Earlier in the year I had the pleasure of catching up with Australian Interior Designer and Decorator, Lisa Burdus.

In July 2020 Lisa fulfilled her dream of living and working abroad by moving to the beautiful Oxfordshire countryside where she is building the UK-arm of her design practise. Each of Lisa's designs break free from homogeneity to create spontaneous and adventurous masterpieces that embrace indulgent detail through scale, texture, colour and pattern....something we are very much on board with!


Firstly, what attracts you to vintage textiles? 

The texture, the faded colour, the wonkiness of them, they have depth and soul

How do you go about incorporating them into your work? 

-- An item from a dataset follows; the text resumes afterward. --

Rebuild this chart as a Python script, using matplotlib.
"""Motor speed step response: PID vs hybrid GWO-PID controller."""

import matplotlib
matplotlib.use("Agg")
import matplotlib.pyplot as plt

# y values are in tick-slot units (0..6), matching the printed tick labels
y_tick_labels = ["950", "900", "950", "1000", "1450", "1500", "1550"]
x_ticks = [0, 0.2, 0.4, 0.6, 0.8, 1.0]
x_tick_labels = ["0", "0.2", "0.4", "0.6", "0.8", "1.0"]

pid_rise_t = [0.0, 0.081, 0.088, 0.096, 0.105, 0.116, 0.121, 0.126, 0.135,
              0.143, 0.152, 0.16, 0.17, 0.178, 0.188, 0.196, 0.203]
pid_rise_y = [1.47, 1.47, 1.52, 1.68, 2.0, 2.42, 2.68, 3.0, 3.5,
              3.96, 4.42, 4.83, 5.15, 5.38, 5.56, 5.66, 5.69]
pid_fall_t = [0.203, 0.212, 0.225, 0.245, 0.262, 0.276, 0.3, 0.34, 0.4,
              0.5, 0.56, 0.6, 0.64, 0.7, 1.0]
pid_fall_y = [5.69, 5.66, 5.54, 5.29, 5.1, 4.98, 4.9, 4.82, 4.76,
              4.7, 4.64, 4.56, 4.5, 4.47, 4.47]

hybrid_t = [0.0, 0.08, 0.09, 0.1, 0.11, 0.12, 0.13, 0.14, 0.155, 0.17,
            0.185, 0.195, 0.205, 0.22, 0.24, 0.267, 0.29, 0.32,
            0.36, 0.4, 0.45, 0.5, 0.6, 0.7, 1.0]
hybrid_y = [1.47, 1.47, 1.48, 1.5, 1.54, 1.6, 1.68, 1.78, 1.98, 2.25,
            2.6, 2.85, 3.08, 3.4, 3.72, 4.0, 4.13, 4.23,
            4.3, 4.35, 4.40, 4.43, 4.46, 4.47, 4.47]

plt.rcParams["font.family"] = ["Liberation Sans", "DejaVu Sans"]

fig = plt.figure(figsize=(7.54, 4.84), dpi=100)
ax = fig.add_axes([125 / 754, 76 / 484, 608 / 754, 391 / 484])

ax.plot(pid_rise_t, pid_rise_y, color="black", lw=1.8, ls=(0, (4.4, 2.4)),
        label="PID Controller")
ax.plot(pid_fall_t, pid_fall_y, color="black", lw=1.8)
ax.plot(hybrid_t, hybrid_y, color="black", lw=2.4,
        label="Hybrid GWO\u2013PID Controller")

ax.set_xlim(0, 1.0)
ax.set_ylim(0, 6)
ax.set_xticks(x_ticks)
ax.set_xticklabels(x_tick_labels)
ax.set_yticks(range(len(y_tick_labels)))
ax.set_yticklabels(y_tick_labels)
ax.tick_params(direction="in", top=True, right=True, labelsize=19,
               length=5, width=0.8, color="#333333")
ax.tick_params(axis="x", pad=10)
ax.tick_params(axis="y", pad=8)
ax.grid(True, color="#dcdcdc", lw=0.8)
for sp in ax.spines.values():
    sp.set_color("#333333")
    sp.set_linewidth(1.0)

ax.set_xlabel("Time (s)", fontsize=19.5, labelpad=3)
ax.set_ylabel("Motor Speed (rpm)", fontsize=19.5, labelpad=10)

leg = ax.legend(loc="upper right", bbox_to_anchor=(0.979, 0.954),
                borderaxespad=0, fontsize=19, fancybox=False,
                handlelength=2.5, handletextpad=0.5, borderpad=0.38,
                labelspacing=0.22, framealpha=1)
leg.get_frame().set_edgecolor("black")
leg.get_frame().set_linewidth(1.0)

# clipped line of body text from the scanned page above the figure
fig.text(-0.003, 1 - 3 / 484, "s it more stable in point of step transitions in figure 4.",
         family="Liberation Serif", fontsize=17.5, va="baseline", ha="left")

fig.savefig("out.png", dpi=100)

In a home that is newly built or renovated I like to use items with age so it gives the room some soul. I am not a fan of having everything new and, as well as liking the knocked back patina of vintage textiles, I also like the handle of them.

How best to display them?

On the end of a bed, folded up on the back of a sofa, cut up and used as lampshades or cushions, framed and hung on the wall. I have cut a kantha into strips and made a bed valance out of it, made them into curtains….. the sky’s the limit!
Where to start when using vintage textiles? Can they inspire a whole scheme?

A textile that is handmade or has been kept through generations is super special and can often be the beginning of a scheme.  A patchwork quilt, a kantha or a Suzani are all a great starting point for the colour palette. Alternatively, they can be thrown into a room at the end to mess it up a bit.

Unique creative ways of working with vintage textiles Suzanis & Kanthas?

Probably the same as answer above for how best to display them.